ECS 088: Ethics of Technology

Subject
ECS 088
Title
Ethics of Technology
Status
Active
Units
4.0
Effective Term
2024 Fall Quarter
Learning Activities
Lecture: 3 hours
Discussion: 1 hour
Description
Foundations of normative ethics for technology, its relationships to moral philosophy and to the law. Technologies and their impacts on the environment and society. Justice, meritocracy, and computer science and engineering. Ethical issues with AI and machine learning. Not open for credit to students who have taken ECS 188. GE: SE, SS.
Credit Limitation
Not open for credit to students who have taken ECS 188.
Enrollment Restrictions
Pass One restricted to Computer Science and Computer Science Engineering majors only.

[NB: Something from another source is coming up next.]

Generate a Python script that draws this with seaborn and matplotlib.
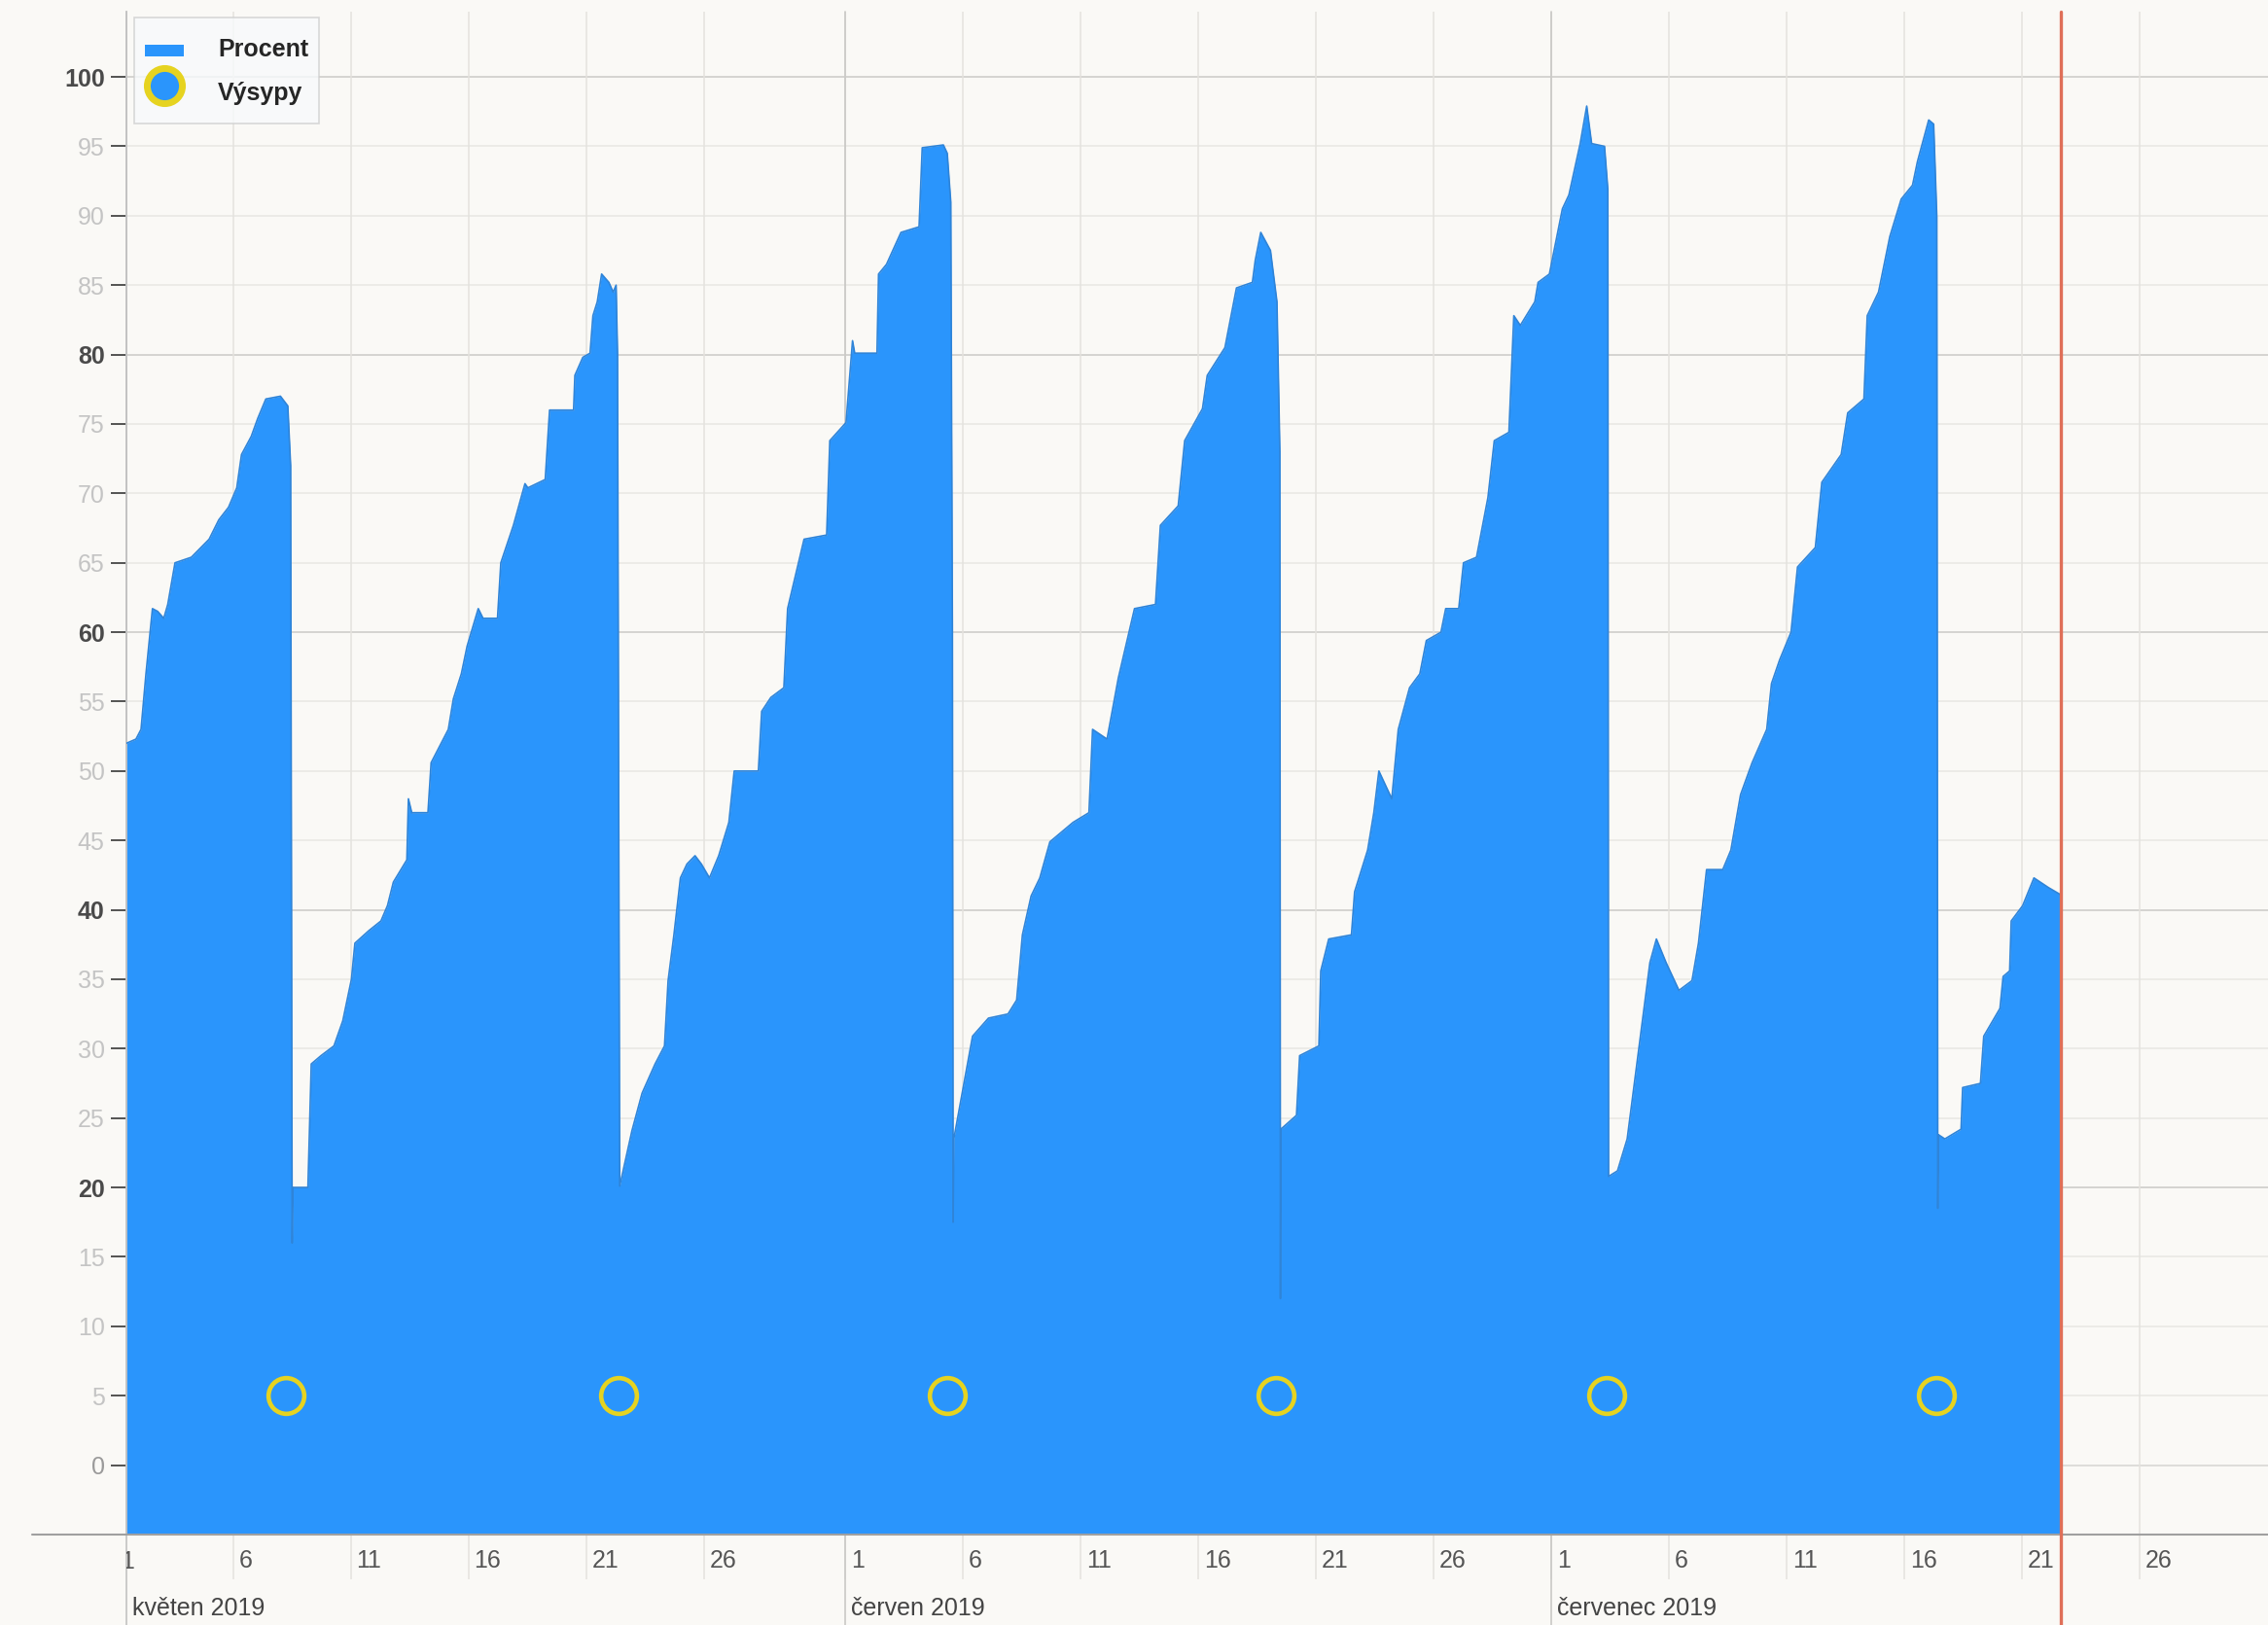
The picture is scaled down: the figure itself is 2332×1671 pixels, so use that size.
import numpy as np
import pandas as pd
import matplotlib
matplotlib.use("Agg")
import matplotlib.pyplot as plt
import matplotlib.transforms as mtransforms
from matplotlib.patches import Patch, Rectangle
from matplotlib.lines import Line2D
from matplotlib.legend_handler import HandlerPatch
import seaborn as sns

# ---------------- data ----------------
START = "2019-05-01"

# fractional days since 2019-05-01 00:00
procent_days = [
    0.473, 0.879, 1.094, 1.303, 1.579, 1.80, 2.059, 2.23, 2.538, 3.232, 3.988, 4.40,
    4.812, 5.162, 5.364, 5.776, 6.053, 6.397, 7.017, 7.33, 7.45, 7.515, 7.55,
    8.185, 8.327, 8.744, 9.291, 9.666, 10.034, 10.182, 10.772, 11.288, 11.565, 11.816,
    12.388, 12.455, 12.597, 13.285, 13.42, 13.844, 14.151, 14.366, 14.704, 14.95,
    15.423, 15.626, 16.24, 16.382, 16.917, 17.408, 17.531, 18.268, 18.453, 19.473,
    19.528, 19.866, 20.173, 20.296, 20.48, 20.665, 20.972, 21.156, 21.279, 21.34, 21.433,
    21.955, 22.385, 22.937, 23.337, 23.49, 23.737, 24.013, 24.29, 24.634, 24.903,
    25.248, 25.64, 26.072, 26.299, 27.325, 27.466, 27.855, 28.408, 28.568, 29.267,
    30.226, 30.361, 31.05, 31.326, 31.419, 32.365, 32.432, 32.77, 33.385, 34.153,
    34.288, 35.185, 35.35, 35.50, 35.57, 35.60, 35.63,
    36.426, 37.102, 37.932, 38.30, 38.545, 38.915, 39.284, 39.713, 40.696, 41.372,
    41.526, 42.14, 42.62, 43.308, 44.199, 44.408, 45.164, 45.44, 46.196, 46.399,
    47.149, 47.64, 48.316, 48.439, 48.672, 49.084, 49.36, 49.483, 49.508, 49.526,
    50.19, 50.325, 51.142, 51.222, 51.56, 52.525, 52.66, 53.213, 53.477, 53.692,
    54.239, 54.516, 54.995, 55.431, 55.708, 56.328, 56.531, 57.084, 57.286, 57.84,
    58.325, 58.595, 59.216, 59.425, 59.701, 60.316, 60.457, 60.936, 61.489, 61.766,
    62.245, 62.522, 62.731, 63.278, 63.419, 63.45,
    63.83, 64.242, 64.654, 65.207, 65.483, 65.895, 66.442, 66.995, 67.271, 67.615,
    68.303, 68.648, 69.06, 69.551, 70.172, 70.374, 70.718, 71.204, 71.48, 72.236,
    72.513, 73.336, 73.613, 74.301, 74.442, 74.922, 75.401, 75.886, 76.366, 76.575,
    77.054, 77.263, 77.398, 77.44, 77.47,
    77.74, 78.428, 78.496, 79.252, 79.393, 80.081, 80.216, 80.493, 80.56, 81.046,
    81.525, 82.146, 82.65,
]
procent_values = [
    52.0, 52.3, 53.0, 57.0, 61.7, 61.5, 61.0, 62.0, 65.0, 65.4, 66.7, 68.1,
    69.0, 70.4, 72.8, 74.1, 75.4, 76.8, 77.0, 76.3, 72.0, 16.0, 20.0,
    20.0, 28.9, 29.5, 30.2, 32.0, 35.0, 37.6, 38.5, 39.2, 40.3, 42.0,
    43.6, 48.0, 47.0, 47.0, 50.6, 52.0, 53.0, 55.2, 57.0, 59.0,
    61.7, 61.0, 61.0, 65.0, 67.7, 70.7, 70.4, 71.0, 76.0, 76.0,
    78.5, 79.8, 80.1, 82.8, 83.8, 85.8, 85.2, 84.5, 85.0, 80.0, 20.1,
    24.1, 26.8, 28.9, 30.2, 34.9, 38.2, 42.3, 43.3, 43.9, 43.3,
    42.3, 43.9, 46.3, 50.0, 50.0, 54.3, 55.3, 56.0, 61.7, 66.7,
    67.0, 73.8, 75.1, 81.0, 80.1, 80.1, 85.8, 86.5, 88.8, 89.2,
    94.9, 95.1, 94.5, 91.0, 60.0, 17.5, 23.5,
    30.9, 32.2, 32.5, 33.5, 38.2, 41.0, 42.3, 44.9, 46.3, 47.0,
    53.0, 52.3, 56.7, 61.7, 62.0, 67.7, 69.1, 73.8, 76.1, 78.5,
    80.5, 84.8, 85.2, 86.8, 88.8, 87.5, 83.8, 73.0, 12.0, 24.2,
    25.2, 29.5, 30.2, 35.6, 37.9, 38.2, 41.3, 44.3, 47.0, 50.0,
    48.0, 53.0, 56.0, 57.0, 59.4, 60.0, 61.7, 61.7, 65.0, 65.4,
    69.7, 73.8, 74.4, 82.8, 82.1, 83.8, 85.2, 85.8, 90.5, 91.5,
    95.2, 97.9, 95.2, 95.0, 91.9, 20.8,
    21.2, 23.5, 28.9, 36.2, 37.9, 36.2, 34.2, 34.9, 37.6, 42.9,
    42.9, 44.3, 48.3, 50.6, 53.0, 56.3, 58.0, 60.0, 64.7, 66.1,
    70.8, 72.8, 75.8, 76.8, 82.8, 84.5, 88.5, 91.2, 92.2, 93.9,
    96.9, 96.6, 89.9, 18.5, 23.8,
    23.5, 24.2, 27.2, 27.5, 30.9, 32.9, 35.2, 35.6, 39.2, 40.3,
    42.3, 41.6, 41.1,
]

vysypy_days = [7.27, 21.40, 35.35, 49.30, 63.37, 77.38]
vysypy_values = [5, 5, 5, 5, 5, 5]

now_day = 82.68          # red "today" line
view_end_day = 91.47     # right edge of the visible window

tick_days_of_month = [1, 6, 11, 16, 21, 26]
month_starts = ["2019-05-01", "2019-06-01", "2019-07-01"]
month_labels = ["květen 2019", "červen 2019", "červenec 2019"]
y_ticks = list(range(0, 101, 5))
series_labels = ["Procent", "Výsypy"]

# ---------------- style ----------------
BG = "#FAF9F6"
BLUE = "#2A95FC"
EDGE = "#2F84D8"
YELLOW = "#E6D320"
RED = "#DF6F58"
FS = 18

sns.set_theme(style="white", rc={"axes.facecolor": BG, "figure.facecolor": BG,
                                 "savefig.facecolor": BG})
plt.rcParams["font.family"] = ["Liberation Sans", "DejaVu Sans"]

W, H = 2332, 1671
fig = plt.figure(figsize=(W / 100, H / 100), dpi=100)
AX_L, AX_R, AX_T, AX_B = 130, 2332, 12, 1578
ax = fig.add_axes([AX_L / W, 1 - AX_B / H, (AX_R - AX_L) / W, (AX_B - AX_T) / H])
ax_h_px = AX_B - AX_T
ax_w_px = AX_R - AX_L

start = pd.Timestamp(START)
df = pd.DataFrame({"cas": start + pd.to_timedelta(procent_days, unit="D"),
                   "Procent": procent_values})
dv = pd.DataFrame({"cas": start + pd.to_timedelta(vysypy_days, unit="D"),
                   "Vysypy": vysypy_values})

YMIN, YMAX = -5, 104.7

# horizontal grid lines
for v in y_ticks:
    if v == 0:
        c = "#D6D5D2"
    elif v % 20 == 0:
        c = "#CBCAC7"
    else:
        c = "#E9E7E3"
    ax.axhline(v, color=c, lw=1.1, zorder=0.5)

# area + outline
ax.fill_between(df["cas"], YMIN, df["Procent"], color=BLUE, lw=0, zorder=2)
sns.lineplot(data=df, x="cas", y="Procent", color=EDGE, lw=1.2, ax=ax,
             zorder=3, legend=False, sort=True, estimator=None)

# dump markers
sns.scatterplot(data=dv, x="cas", y="Vysypy", s=700, color=BLUE,
                edgecolor=YELLOW, linewidth=3.3, ax=ax, zorder=4, legend=False)

ax.set_xlim(df["cas"].iloc[0], start + pd.Timedelta(days=view_end_day))
ax.set_ylim(YMIN, YMAX)
ax.set_xlabel("")
ax.set_ylabel("")

# x ticks
tick_dates = []
for ms in month_starts:
    m = pd.Timestamp(ms)
    for d in tick_days_of_month:
        td = m + pd.Timedelta(days=d - 1)
        if df["cas"].iloc[0] <= td <= start + pd.Timedelta(days=view_end_day):
            tick_dates.append(td)
ax.set_xticks(tick_dates)
ax.set_xticklabels([str(t.day) for t in tick_dates], ha="left")
ax.xaxis.grid(True, color="#E4E2DE", lw=1.1, zorder=0.4)
ax.set_axisbelow(True)
ax.tick_params(axis="x", direction="out", length=46 * 0.72, width=1.1,
               color="#E4E2DE", pad=-22, labelsize=FS, labelcolor="#555555",
               bottom=True)
off = mtransforms.ScaledTranslation(6 / 100, 0, fig.dpi_scale_trans)
for lab in ax.get_xticklabels():
    lab.set_transform(lab.get_transform() + off)

# clipped label "1" of May 1 (tick sits just left of the chart edge)
lab_y = -(1606 - AX_B) / ax_h_px
blend = mtransforms.blended_transform_factory(ax.transData, ax.transAxes)
t1 = ax.text(start, lab_y, "1", transform=blend + off, ha="left", va="center",
             fontsize=FS, color="#555555", clip_on=True)
t1.set_clip_box(mtransforms.TransformedBbox(
    mtransforms.Bbox([[0, -0.2], [1, 0]]), ax.transAxes))

# y ticks
ax.set_yticks(y_ticks)
ax.set_yticklabels([str(v) for v in y_ticks])
ax.tick_params(axis="y", direction="out", length=16 * 0.72, width=1.1,
               pad=4.5, labelsize=FS, left=True)
for tick, v, lab in zip(ax.yaxis.get_major_ticks(), y_ticks, ax.get_yticklabels()):
    if v == 0:
        tick.tick1line.set_color("#D6D5D2")
        lab.set_color("#9A9A9A")
    elif v % 20 == 0:
        tick.tick1line.set_color("#CBCAC7")
        lab.set_color("#4A4A4A")
        lab.set_fontweight("bold")
    else:
        tick.tick1line.set_color("#E9E7E3")
        lab.set_color("#C4C4C4")

for s in ["top", "right", "bottom"]:
    ax.spines[s].set_visible(False)
ax.spines["left"].set_color("#C2C2C2")
ax.spines["left"].set_linewidth(1.2)

# baseline extending to the left
ax.plot([-(AX_L - 33) / ax_w_px, 1], [0, 0], transform=ax.transAxes,
        color="#A0A0A0", lw=1.5, clip_on=False, zorder=5)

# month separators + labels
ext = -(H - AX_B) / ax_h_px
ax.axvline(df["cas"].iloc[0], ymin=ext, ymax=1, color="#C2C2C2", lw=1.2,
           clip_on=False, zorder=1)
month_y = -(1654 - AX_B) / ax_h_px
for i, (ms, ml) in enumerate(zip(month_starts, month_labels)):
    m = pd.Timestamp(ms)
    if i > 0:
        ax.axvline(m, ymin=ext, ymax=1, color="#C9C8C5", lw=1.2,
                   clip_on=False, zorder=1)
        xpos = m
    else:
        xpos = df["cas"].iloc[0]
    ax.text(xpos, month_y, ml, transform=blend + off, ha="left", va="center",
            fontsize=FS, color="#444444")

# "now" line
ax.axvline(start + pd.Timedelta(days=now_day), ymin=ext, ymax=1, color=RED,
           lw=2.4, clip_on=False, zorder=6)


# legend
def _area_handle(legend, orig_handle, xdescent, ydescent, width, height, fontsize):
    return Rectangle((-xdescent + 0, -ydescent + height * 0.30), width, height * 0.30)


handles = [
    Patch(facecolor=BLUE, edgecolor="none"),
    Line2D([], [], marker="o", ls="none", markersize=26, markerfacecolor=BLUE,
           markeredgecolor=YELLOW, markeredgewidth=5),
]
leg = fig.legend(handles, series_labels, loc="upper left",
                 bbox_to_anchor=(138 / W, 1 - 18 / H), frameon=True,
                 fancybox=False, fontsize=FS, handlelength=1.6,
                 handleheight=2.26, handletextpad=1.42, labelspacing=0.08,
                 borderpad=0.42, borderaxespad=0,
                 handler_map={Patch: HandlerPatch(patch_func=_area_handle)})
leg.get_frame().set_facecolor("#F8FAFC")
leg.get_frame().set_edgecolor("#CFCFCF")
leg.get_frame().set_linewidth(1.2)
for t in leg.get_texts():
    t.set_color("#262626")
    t.set_fontweight("bold")

fig.savefig("out.png", dpi=100, facecolor=BG)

Summary of Course Content:

  1. Preliminaries
    1. Course description
    2. How to read and write as an ethicist in computer science
  2. A primer on normative ethics
    1. The virtue of Aristotle’s ethics
    2. Pleasures and pains: Utilitarianism.
    3. Kant’s categorical imperatives: deontology.
  3. What is technology?
    1. A primer on epistemology.
    2. Technological inventions that have changed the world.
    3. Technological traps.
  4. Surveillance and privacy
    1. The right to privacy
    2. Informed, and uninformed consent
    3. Censorship and freedom of speech
  5. Machine learning, AI, and society
    1. Algorithmic justice
    2. Clarifying AI alignment: can we encode human values?
    3. The counterfeit human.
  6. Technologies and the environment
    1. Human’s relation to nature
    2. Do technologies embed environmental values?
    3. Ecological disasters and their management. 

Illustrative Reading:
A reader assembled for the class that includes work from: Neil Postman, Michael Sandel, Peter Singer, Deborah Johnson, Phil Rogaway, Timnit Gebru, James Boyle, Daniel Quinn, EM Forster, Ursula Le Guin, the ACM. 

Potential Course Overlap:
The course overlaps with ECS 188 (Ethics in an Age of Technology); however, this course is designed to be an introduction to ethics in computing. The course overlaps with ENG 190 (Professional Responsibilities of Engineers) in that it also covers ethical issues; however, ENG 190 does not primarily focus on computing, and ENG 190 also covers contracts, patents and law. The course has overlap with STS 101 (Data & Society) in its coverage of impacts of biases in data but does not cover topics like reading, exploring, manipulating, or visualizing data sets as is done in STS 101. There is overlap with ENG 001 (Introduction to Engineering) but ENG 001 covers all of engineering, not just Computer Science and Engineering. The course overlaps with PHI 024 (Introduction to Ethics) in its coverage of moral theories such as Utilitarianism, Rights-Based Ethics, etc., but PHI 024 covers the material in far greater depth and without singular focus on a computing context.